#### Given entries
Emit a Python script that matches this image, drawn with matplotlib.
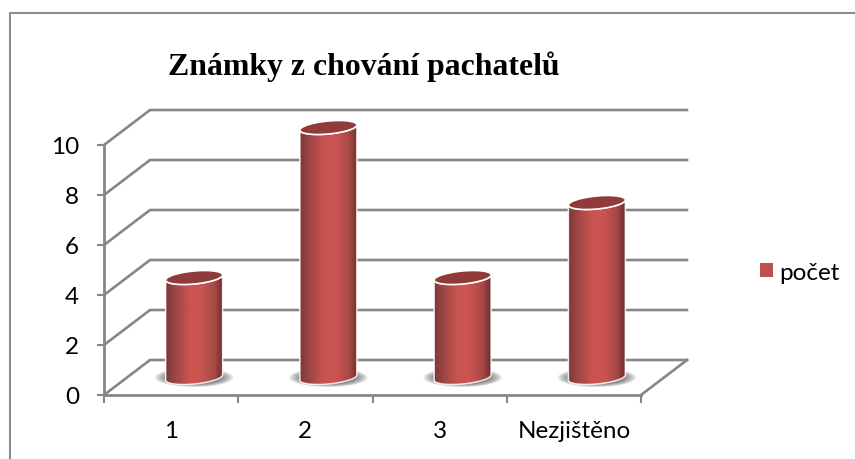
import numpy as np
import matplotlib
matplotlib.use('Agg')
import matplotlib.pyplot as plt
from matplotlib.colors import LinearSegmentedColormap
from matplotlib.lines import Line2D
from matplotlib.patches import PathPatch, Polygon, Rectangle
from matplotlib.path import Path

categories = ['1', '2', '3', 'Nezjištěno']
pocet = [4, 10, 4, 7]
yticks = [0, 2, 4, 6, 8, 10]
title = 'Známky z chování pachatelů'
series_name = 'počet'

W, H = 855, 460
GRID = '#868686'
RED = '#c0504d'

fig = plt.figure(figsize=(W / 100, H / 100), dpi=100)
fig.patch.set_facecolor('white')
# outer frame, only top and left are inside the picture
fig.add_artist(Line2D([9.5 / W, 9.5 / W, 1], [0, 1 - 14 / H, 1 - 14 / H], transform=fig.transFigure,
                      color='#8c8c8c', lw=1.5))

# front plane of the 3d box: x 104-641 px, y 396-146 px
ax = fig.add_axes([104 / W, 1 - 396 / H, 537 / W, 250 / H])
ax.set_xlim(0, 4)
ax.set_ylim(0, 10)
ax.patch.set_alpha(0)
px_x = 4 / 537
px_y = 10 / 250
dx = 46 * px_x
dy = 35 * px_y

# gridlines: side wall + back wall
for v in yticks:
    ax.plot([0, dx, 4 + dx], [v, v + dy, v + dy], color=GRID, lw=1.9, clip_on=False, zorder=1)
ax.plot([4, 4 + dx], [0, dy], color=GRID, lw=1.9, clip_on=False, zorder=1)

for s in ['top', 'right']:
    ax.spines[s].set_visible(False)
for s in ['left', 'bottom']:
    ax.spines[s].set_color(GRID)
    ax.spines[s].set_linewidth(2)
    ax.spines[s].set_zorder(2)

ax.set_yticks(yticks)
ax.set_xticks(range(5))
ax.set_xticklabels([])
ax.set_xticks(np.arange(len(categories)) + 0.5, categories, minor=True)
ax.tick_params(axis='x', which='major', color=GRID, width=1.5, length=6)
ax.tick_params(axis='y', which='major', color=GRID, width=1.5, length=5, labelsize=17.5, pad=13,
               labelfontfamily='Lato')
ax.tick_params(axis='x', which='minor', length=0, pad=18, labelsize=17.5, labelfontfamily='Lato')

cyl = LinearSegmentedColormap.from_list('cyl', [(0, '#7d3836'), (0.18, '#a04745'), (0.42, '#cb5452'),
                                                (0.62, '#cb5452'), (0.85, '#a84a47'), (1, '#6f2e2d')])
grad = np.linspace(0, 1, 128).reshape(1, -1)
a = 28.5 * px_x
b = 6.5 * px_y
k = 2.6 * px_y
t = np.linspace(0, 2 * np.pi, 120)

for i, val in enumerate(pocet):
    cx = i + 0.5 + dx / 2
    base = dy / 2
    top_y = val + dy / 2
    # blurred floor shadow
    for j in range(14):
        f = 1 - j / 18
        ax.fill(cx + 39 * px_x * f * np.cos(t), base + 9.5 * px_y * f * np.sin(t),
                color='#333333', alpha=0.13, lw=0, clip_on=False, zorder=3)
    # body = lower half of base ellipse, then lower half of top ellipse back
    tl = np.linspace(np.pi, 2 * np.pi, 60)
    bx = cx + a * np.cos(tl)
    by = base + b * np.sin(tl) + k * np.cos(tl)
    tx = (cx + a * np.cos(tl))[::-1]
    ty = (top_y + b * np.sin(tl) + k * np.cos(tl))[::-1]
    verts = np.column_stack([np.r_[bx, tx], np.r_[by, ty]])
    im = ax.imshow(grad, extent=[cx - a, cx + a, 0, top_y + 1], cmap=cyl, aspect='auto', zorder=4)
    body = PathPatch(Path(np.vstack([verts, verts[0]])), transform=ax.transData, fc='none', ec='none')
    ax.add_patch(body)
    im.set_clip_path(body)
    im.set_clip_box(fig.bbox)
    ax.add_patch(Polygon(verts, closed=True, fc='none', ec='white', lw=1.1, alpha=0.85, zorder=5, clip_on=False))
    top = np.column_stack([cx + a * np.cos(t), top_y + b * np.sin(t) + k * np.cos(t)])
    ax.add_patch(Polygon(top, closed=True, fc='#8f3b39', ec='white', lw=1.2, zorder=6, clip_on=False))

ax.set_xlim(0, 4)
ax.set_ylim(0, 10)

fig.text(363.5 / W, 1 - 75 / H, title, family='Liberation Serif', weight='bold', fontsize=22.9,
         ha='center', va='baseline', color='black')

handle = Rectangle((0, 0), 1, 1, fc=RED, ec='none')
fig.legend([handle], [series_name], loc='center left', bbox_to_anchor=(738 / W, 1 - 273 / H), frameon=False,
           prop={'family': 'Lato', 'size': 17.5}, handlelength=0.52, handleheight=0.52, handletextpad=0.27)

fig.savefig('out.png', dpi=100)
########
#### Given entries
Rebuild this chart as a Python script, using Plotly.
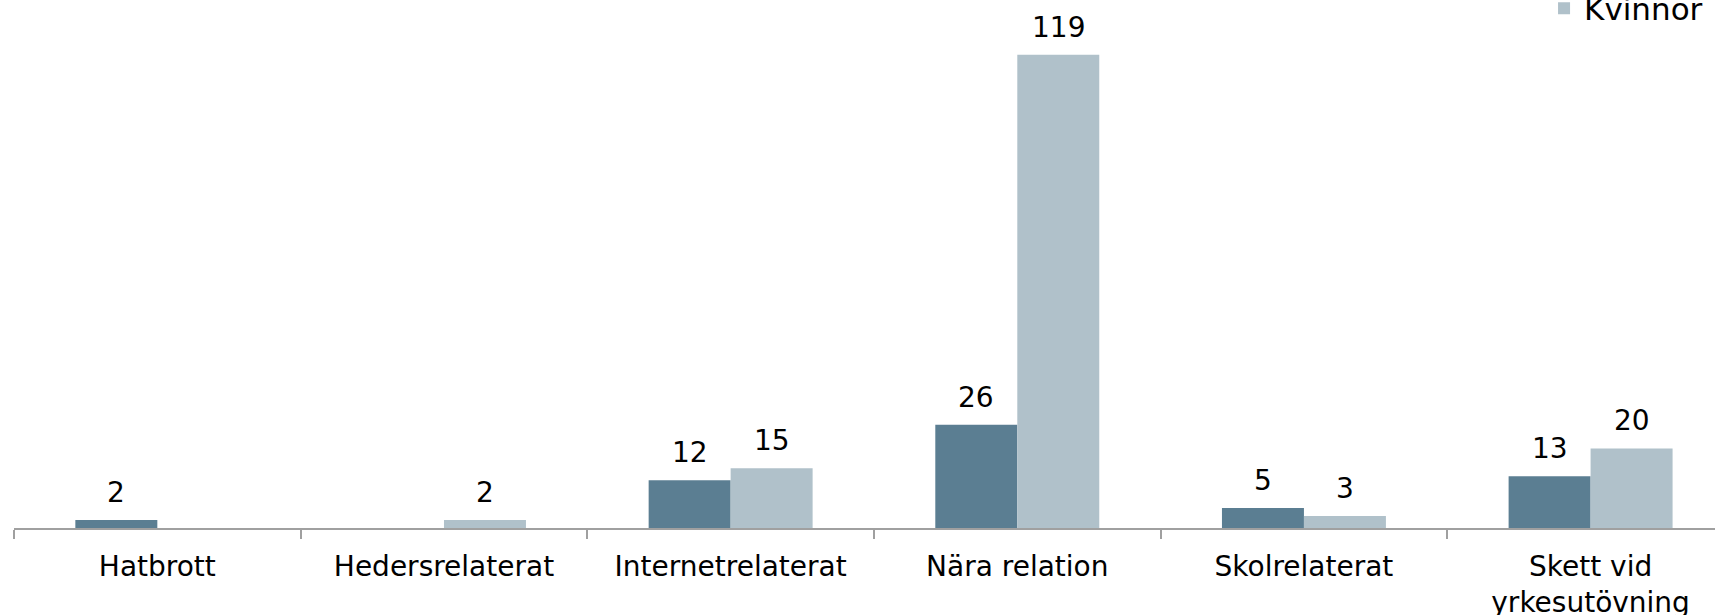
########
#### Given entries
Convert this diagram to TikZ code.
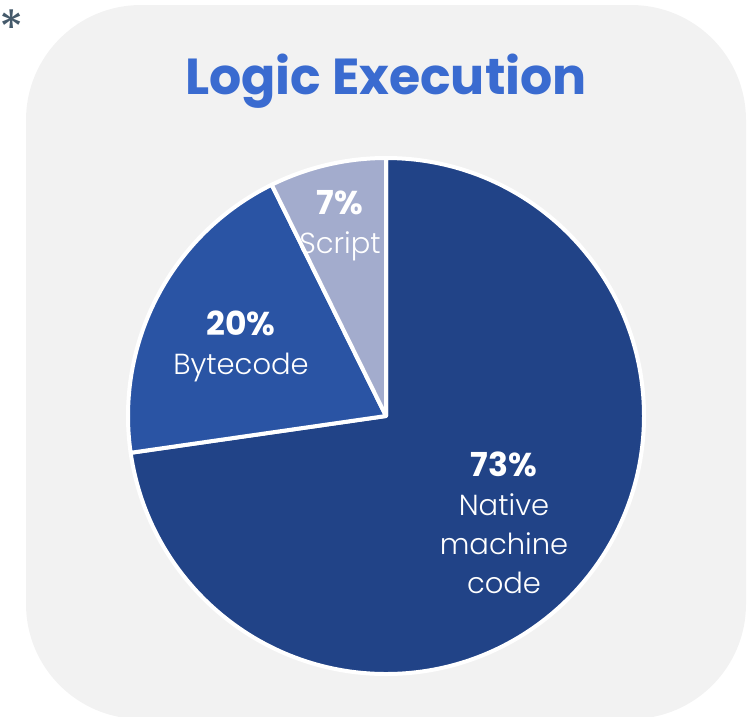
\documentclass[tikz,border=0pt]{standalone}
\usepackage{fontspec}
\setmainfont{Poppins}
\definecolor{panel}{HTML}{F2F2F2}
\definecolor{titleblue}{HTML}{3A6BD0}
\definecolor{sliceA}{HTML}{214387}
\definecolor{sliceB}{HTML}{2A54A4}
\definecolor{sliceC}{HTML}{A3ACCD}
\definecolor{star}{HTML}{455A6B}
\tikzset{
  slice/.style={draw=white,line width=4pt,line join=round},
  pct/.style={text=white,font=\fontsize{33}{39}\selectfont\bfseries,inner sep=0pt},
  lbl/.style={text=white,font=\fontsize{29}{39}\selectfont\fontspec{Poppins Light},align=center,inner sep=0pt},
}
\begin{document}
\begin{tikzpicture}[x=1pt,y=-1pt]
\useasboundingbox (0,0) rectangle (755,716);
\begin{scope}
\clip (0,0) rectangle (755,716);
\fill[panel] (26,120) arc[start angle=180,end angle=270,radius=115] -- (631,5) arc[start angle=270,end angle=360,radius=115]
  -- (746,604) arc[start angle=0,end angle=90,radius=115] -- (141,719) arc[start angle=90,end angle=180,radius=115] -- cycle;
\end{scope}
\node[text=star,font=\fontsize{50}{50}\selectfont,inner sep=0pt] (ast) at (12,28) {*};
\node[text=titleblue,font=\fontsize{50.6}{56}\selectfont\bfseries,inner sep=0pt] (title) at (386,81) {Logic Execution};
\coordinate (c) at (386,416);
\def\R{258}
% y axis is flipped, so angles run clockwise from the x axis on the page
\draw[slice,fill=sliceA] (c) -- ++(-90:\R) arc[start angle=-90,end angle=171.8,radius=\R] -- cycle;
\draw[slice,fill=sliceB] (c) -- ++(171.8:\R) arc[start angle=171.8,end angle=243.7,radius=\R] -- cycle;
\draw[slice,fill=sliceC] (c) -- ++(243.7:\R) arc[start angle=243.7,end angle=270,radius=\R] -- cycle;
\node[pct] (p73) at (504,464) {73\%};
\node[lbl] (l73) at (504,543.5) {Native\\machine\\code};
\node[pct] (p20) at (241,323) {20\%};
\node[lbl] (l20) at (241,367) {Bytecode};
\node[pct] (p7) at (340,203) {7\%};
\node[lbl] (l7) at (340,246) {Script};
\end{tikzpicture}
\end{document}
########
• Aim of the exercise: From the records above, copy only the lines running from the line containing "Emit a Python" to the line containing "color='#8c8c8c', lw=1.5))", both ends included. Leave the pictures out.

• Completed exercise:
Emit a Python script that matches this image, drawn with matplotlib.
import numpy as np
import matplotlib
matplotlib.use('Agg')
import matplotlib.pyplot as plt
from matplotlib.colors import LinearSegmentedColormap
from matplotlib.lines import Line2D
from matplotlib.patches import PathPatch, Polygon, Rectangle
from matplotlib.path import Path

categories = ['1', '2', '3', 'Nezjištěno']
pocet = [4, 10, 4, 7]
yticks = [0, 2, 4, 6, 8, 10]
title = 'Známky z chování pachatelů'
series_name = 'počet'

W, H = 855, 460
GRID = '#868686'
RED = '#c0504d'

fig = plt.figure(figsize=(W / 100, H / 100), dpi=100)
fig.patch.set_facecolor('white')
# outer frame, only top and left are inside the picture
fig.add_artist(Line2D([9.5 / W, 9.5 / W, 1], [0, 1 - 14 / H, 1 - 14 / H], transform=fig.transFigure,
                      color='#8c8c8c', lw=1.5))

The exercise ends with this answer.